Answer with a single number: the count of lines that hold "matplotlib".

RECORDED DATA -
##########
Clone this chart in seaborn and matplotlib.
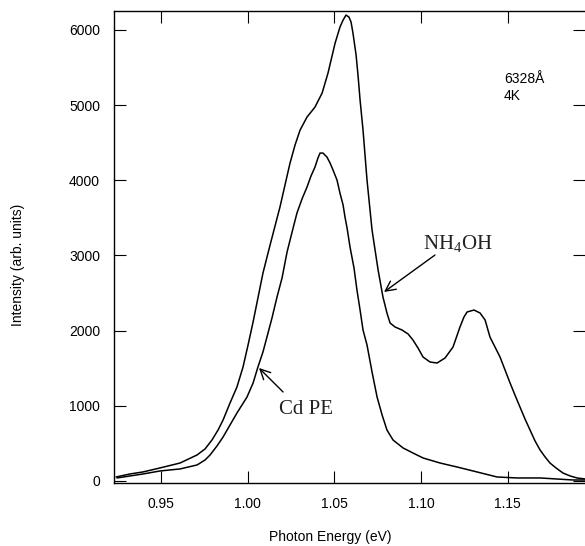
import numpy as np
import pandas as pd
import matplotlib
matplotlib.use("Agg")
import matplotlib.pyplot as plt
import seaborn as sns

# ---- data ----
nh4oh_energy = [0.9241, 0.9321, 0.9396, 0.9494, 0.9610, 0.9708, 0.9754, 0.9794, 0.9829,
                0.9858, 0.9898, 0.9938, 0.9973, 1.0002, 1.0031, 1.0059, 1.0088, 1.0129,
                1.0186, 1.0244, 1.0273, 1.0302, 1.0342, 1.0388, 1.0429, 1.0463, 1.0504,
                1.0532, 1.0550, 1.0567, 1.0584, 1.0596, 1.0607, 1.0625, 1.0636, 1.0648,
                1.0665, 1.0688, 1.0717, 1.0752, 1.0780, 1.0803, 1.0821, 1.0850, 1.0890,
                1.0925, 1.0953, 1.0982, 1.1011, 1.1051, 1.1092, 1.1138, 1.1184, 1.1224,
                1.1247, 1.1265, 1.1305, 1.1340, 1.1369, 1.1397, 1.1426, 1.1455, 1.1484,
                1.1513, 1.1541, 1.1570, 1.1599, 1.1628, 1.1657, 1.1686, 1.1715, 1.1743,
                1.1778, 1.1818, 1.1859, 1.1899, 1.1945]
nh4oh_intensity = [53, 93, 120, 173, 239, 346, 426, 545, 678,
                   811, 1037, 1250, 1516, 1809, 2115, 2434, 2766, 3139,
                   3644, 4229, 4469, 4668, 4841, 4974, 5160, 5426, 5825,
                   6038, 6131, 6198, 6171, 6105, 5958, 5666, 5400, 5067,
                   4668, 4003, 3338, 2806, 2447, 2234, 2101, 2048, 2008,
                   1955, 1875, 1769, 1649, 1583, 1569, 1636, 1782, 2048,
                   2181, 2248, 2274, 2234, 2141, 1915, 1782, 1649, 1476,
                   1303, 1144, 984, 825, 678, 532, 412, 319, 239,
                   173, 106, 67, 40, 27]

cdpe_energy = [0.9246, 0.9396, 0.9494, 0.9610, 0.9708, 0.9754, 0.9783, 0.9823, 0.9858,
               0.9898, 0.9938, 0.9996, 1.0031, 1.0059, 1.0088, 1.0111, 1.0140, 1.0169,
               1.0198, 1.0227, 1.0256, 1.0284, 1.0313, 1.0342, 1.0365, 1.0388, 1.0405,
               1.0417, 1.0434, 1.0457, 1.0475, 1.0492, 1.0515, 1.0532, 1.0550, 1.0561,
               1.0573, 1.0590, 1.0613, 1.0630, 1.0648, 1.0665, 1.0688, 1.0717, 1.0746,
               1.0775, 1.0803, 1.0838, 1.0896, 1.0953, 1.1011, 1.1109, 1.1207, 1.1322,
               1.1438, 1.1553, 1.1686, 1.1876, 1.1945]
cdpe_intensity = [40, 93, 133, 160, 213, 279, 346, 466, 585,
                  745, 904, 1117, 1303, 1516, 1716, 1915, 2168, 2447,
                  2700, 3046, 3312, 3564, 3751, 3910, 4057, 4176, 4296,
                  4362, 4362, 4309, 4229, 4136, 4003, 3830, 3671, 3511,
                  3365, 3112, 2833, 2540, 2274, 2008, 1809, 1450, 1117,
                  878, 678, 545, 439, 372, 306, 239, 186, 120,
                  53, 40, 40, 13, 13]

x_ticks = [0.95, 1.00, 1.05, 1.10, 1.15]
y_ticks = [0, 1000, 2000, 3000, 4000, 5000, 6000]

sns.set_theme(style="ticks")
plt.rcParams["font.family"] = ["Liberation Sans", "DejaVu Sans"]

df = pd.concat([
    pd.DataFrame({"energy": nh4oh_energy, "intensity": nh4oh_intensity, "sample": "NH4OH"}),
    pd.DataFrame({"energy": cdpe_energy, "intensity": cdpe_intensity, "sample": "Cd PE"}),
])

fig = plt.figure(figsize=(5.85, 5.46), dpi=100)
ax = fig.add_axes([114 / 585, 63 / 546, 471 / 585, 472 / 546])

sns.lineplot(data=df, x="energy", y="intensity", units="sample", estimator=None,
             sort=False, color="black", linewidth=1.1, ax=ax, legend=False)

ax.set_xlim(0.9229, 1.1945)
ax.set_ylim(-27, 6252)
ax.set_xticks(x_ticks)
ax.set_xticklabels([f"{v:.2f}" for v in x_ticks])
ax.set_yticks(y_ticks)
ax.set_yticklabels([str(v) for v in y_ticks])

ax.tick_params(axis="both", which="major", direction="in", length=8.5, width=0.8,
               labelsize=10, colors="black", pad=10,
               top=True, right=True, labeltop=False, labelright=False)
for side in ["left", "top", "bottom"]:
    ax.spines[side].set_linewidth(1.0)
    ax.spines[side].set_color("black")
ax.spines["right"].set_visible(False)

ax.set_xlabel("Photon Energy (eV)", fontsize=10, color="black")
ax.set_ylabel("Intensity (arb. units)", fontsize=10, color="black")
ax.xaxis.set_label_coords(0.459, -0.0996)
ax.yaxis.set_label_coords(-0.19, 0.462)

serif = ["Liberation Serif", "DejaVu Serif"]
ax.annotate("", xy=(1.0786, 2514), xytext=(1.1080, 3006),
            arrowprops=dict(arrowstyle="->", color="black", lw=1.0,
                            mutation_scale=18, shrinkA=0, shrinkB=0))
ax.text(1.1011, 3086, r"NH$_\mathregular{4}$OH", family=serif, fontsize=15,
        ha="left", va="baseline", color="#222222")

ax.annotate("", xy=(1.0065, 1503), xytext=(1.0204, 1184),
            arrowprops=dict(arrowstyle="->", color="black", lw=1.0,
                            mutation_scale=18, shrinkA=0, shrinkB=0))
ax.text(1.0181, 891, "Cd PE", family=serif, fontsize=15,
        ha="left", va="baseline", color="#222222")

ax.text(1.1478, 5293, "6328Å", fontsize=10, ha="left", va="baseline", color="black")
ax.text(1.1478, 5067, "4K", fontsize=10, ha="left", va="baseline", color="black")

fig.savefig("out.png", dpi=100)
##########
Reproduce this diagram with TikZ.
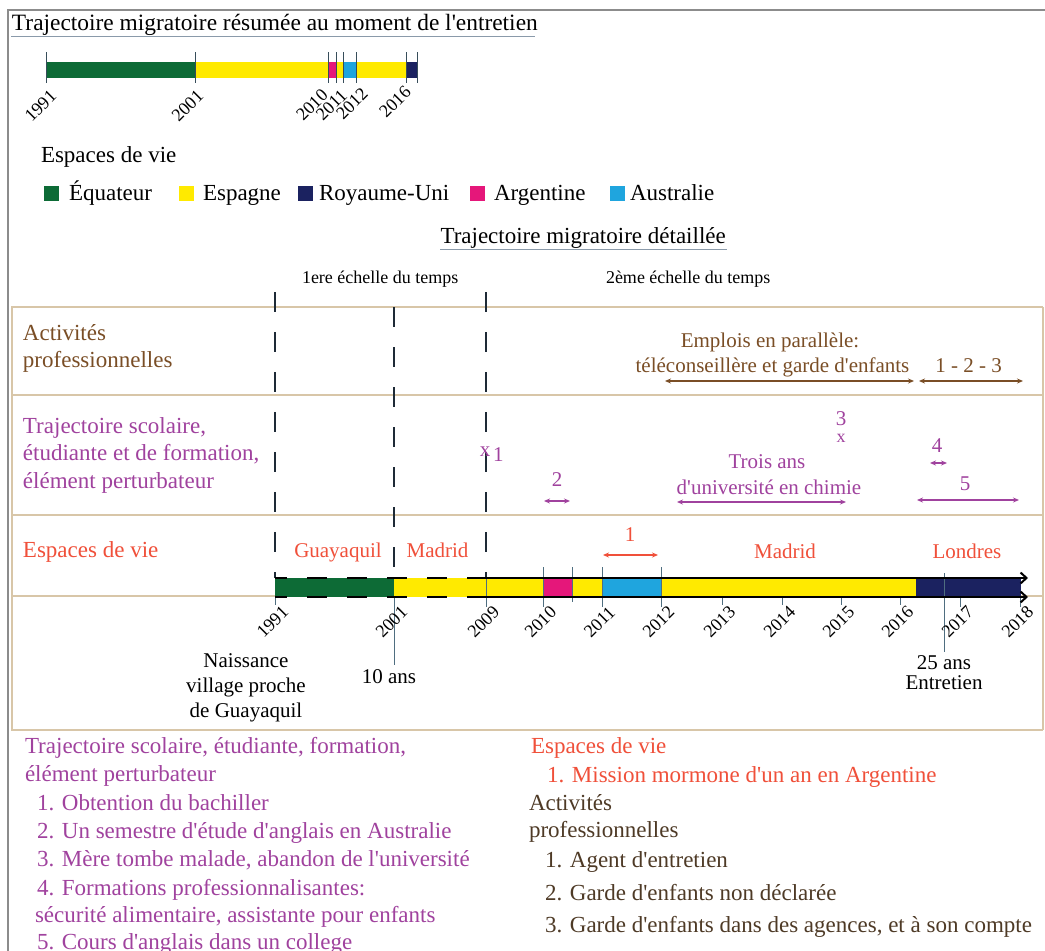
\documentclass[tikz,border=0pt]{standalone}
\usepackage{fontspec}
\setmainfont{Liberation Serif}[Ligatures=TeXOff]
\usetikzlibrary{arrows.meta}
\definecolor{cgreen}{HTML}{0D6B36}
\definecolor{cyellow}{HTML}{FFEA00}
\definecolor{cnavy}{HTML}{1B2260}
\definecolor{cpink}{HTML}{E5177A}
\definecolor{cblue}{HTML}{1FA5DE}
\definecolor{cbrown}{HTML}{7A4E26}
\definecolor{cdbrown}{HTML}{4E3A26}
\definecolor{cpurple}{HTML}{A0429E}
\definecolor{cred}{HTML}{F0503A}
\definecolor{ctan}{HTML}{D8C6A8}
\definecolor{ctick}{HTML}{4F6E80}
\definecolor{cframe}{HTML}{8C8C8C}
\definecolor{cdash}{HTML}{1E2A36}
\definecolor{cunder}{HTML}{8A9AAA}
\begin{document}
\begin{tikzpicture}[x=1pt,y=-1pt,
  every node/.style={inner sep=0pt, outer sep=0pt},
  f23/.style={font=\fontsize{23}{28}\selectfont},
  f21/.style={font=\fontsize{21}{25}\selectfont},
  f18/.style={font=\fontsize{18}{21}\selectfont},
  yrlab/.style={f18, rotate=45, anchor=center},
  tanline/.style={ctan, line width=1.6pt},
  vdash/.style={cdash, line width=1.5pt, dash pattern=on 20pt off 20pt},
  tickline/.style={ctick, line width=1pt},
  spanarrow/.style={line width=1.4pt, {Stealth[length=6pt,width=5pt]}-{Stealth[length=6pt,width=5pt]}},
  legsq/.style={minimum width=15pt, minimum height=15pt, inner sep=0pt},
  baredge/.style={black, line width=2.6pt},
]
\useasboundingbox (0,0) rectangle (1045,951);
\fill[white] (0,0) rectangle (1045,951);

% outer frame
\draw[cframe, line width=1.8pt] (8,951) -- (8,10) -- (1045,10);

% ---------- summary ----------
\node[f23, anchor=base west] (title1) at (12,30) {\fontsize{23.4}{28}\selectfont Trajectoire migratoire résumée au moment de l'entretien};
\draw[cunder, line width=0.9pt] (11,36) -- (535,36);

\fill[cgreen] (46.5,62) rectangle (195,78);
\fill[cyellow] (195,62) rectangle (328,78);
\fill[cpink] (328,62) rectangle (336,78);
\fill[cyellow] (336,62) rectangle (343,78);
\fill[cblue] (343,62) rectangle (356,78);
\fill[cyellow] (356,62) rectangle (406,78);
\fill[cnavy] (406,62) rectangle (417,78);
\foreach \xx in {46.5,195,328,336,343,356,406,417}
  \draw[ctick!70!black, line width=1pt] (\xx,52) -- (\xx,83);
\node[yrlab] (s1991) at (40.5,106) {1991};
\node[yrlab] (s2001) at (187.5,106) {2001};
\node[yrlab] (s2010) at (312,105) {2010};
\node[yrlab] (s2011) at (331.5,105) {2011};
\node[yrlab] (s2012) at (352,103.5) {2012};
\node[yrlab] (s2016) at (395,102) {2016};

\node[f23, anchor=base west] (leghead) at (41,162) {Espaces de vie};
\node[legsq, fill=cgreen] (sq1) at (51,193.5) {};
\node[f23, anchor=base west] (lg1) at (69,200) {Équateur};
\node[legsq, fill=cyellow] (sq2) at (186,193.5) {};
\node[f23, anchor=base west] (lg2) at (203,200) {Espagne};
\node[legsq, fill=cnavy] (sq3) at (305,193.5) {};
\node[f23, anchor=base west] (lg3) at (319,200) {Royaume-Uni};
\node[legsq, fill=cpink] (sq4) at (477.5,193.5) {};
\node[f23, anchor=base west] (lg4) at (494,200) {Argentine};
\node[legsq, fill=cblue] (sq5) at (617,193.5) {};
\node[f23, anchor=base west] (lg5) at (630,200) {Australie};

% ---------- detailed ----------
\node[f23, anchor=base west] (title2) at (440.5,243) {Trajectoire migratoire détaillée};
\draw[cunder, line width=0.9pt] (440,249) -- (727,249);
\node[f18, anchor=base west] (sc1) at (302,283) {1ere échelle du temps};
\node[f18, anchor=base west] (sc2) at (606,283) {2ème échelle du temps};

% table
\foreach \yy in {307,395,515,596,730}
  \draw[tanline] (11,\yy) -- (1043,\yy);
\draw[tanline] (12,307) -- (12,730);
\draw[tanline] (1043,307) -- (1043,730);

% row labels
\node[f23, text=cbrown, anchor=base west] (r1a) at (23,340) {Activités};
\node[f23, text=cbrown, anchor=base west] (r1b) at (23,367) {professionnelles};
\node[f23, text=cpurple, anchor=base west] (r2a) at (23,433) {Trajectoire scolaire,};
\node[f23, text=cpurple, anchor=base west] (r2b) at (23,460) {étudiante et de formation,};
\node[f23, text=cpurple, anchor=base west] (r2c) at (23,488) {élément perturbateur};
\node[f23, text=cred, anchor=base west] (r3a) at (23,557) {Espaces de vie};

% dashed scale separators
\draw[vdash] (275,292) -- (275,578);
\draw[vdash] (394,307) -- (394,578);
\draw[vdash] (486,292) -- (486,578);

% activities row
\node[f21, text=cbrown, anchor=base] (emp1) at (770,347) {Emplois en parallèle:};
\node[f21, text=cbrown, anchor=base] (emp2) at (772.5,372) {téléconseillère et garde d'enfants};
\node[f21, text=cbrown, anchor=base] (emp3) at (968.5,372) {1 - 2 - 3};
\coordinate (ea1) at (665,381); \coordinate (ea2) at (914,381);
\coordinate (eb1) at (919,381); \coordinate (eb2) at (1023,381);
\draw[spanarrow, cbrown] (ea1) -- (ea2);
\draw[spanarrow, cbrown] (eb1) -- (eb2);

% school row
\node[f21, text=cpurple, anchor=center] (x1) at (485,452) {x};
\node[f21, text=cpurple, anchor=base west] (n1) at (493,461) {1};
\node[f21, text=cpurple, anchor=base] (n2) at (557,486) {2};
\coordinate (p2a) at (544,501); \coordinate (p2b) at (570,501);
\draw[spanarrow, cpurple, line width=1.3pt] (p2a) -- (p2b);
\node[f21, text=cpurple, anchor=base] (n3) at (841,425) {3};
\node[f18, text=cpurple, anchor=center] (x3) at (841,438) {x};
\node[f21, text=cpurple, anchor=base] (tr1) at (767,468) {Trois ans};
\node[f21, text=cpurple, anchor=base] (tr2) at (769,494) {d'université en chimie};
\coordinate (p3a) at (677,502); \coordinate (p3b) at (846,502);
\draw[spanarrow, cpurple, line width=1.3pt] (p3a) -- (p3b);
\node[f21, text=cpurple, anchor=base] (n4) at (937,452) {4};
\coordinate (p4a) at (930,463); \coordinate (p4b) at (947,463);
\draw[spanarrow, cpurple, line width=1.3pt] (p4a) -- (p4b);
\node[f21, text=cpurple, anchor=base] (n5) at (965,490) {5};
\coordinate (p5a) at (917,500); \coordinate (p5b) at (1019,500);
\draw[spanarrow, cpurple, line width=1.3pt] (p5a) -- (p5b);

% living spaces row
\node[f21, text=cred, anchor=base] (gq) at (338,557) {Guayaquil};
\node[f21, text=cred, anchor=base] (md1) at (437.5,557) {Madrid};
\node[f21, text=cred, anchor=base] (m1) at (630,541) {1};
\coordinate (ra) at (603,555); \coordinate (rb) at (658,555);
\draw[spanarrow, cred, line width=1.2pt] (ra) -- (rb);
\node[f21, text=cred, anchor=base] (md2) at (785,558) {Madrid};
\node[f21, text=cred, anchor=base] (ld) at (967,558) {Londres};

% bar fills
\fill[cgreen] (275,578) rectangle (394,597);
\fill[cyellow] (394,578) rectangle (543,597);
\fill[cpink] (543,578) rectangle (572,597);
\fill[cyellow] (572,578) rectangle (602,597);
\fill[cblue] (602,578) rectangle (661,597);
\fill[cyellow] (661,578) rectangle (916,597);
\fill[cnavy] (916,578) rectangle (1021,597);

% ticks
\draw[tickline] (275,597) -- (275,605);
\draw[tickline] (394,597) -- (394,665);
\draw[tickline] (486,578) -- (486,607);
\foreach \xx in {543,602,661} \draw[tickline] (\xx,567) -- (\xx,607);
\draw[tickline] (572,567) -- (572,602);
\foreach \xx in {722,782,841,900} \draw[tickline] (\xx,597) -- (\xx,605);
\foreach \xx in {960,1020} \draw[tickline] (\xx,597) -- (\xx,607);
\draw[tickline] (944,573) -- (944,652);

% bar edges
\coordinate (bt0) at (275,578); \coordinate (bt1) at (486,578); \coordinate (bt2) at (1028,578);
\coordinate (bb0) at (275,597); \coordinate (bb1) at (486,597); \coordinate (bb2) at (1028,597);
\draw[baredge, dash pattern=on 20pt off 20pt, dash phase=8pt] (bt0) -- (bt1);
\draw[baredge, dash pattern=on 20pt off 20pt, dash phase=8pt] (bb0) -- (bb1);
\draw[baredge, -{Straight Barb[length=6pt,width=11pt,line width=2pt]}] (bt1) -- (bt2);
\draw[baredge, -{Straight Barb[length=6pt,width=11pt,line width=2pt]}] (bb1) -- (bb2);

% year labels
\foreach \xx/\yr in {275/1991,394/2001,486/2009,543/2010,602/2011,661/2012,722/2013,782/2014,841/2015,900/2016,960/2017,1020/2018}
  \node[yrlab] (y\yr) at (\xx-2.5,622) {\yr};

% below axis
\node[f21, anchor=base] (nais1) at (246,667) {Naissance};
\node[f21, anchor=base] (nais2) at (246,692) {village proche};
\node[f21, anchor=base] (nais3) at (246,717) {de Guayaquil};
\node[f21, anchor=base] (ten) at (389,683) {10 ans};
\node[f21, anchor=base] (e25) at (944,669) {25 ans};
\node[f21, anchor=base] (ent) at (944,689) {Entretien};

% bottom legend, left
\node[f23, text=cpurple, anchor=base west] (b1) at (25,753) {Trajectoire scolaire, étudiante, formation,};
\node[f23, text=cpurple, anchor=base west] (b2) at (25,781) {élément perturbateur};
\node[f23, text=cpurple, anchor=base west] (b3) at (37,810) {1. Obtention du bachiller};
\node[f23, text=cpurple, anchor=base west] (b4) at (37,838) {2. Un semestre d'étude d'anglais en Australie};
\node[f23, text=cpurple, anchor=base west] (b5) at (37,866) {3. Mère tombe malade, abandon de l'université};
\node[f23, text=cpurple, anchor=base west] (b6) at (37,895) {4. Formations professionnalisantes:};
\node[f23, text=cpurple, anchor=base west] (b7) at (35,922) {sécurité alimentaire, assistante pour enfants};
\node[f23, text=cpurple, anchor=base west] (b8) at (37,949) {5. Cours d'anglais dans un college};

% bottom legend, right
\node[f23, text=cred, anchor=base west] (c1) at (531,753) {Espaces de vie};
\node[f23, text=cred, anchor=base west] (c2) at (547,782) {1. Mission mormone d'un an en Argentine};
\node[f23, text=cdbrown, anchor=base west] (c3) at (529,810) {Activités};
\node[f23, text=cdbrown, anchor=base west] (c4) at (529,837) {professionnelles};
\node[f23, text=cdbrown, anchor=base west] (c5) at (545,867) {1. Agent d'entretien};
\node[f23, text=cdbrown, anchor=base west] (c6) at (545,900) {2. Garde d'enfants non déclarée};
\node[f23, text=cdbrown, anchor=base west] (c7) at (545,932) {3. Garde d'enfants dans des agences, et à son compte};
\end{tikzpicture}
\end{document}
##########
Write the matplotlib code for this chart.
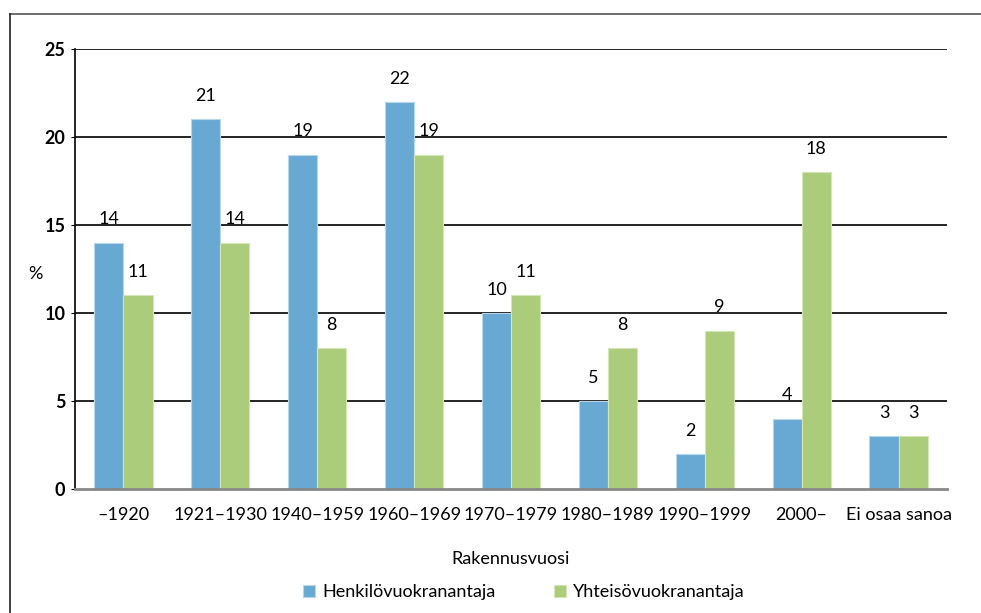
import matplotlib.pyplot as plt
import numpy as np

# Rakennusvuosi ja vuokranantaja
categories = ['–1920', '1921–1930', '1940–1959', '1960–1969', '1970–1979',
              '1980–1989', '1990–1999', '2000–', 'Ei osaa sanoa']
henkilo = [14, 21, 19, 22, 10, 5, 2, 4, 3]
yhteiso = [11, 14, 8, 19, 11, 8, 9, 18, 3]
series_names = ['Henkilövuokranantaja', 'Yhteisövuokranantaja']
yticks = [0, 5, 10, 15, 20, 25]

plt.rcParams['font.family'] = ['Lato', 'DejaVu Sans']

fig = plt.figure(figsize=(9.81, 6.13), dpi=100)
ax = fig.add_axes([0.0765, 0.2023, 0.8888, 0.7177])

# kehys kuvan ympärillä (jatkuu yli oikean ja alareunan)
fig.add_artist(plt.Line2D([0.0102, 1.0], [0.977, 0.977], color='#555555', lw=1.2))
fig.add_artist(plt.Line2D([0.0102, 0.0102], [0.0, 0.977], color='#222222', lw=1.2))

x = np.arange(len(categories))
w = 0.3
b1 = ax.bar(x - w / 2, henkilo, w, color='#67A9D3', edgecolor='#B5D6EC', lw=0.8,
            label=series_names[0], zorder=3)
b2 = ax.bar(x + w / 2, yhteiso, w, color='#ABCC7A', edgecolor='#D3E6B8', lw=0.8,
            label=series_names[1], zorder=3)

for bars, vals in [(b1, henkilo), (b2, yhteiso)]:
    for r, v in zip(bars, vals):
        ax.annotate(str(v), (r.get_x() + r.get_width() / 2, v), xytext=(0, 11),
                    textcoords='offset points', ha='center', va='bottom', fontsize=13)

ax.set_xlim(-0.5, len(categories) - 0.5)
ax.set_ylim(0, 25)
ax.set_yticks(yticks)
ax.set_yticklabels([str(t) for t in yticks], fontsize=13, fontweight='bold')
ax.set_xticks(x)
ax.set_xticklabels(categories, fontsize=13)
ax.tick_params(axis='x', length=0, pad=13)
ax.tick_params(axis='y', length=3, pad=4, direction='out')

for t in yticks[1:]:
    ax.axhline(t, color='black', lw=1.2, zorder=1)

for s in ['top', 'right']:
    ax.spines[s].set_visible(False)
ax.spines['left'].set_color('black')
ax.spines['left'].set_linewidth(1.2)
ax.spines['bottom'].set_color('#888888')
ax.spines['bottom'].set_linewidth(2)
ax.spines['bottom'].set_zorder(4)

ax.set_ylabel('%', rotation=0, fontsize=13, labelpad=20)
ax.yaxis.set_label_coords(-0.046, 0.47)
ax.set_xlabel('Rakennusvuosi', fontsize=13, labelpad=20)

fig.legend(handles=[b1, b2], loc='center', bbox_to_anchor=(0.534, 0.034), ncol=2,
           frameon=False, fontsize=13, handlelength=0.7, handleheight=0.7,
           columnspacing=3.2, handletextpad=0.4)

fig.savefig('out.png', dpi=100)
##########
RESPONSE - 6